On November 6, Research Insect Pathologist Dr. Stefan T. Jaronski gave a presentation to the Gallatin Gardeners in Bozeman, MT regarding recent advances in insect control for the greenhouse environment. These new tools for greenhouse growers rely on fungi and nematodes rather than insecticides. Over the past few years, several fungus-based and nematode-based products have entered the commercial scene. The 25+ members of the audience were highly interested in the new methodologies and considerable discussion ensued. Prior to joining ARS this year, Dr. Jaronski was involved in the commercialization of one of the fungal products.

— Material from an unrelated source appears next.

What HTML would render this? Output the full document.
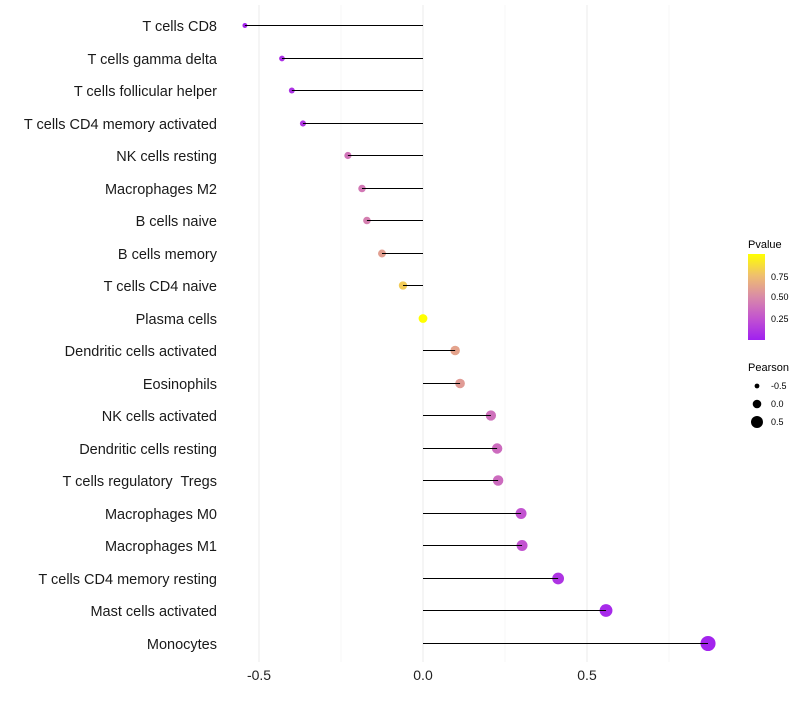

On November 15, TEAM Leafy Spurge coordinator Chad Prosser spoke at the 56th Annual Wyoming Weed & Pest Conference & Business Meeting in Casper, Wyoming. Prosser gave a presentation to more than 130 Wyoming weed and pest officers on the overall program as well as new advances regarding biological control of leafy spurge. TEAM Leafy Spurge also distributed a significant quantity of printed materials on leafy spurge and integrated pest management (IPM) to the weed inspectors, supervisors and other interested persons in attendance. Prosser took this opportunity to network with Wyoming weed control officers and weed board members, as well as personnel from the Wyoming Department of Agriculture and the University of Wyoming. TEAM Leafy Spurge, a five-year IPM research and demonstration program funded by ARS, is committed to collaboration in order to achieve the ultimate objective of controlling leafy spurge in North America.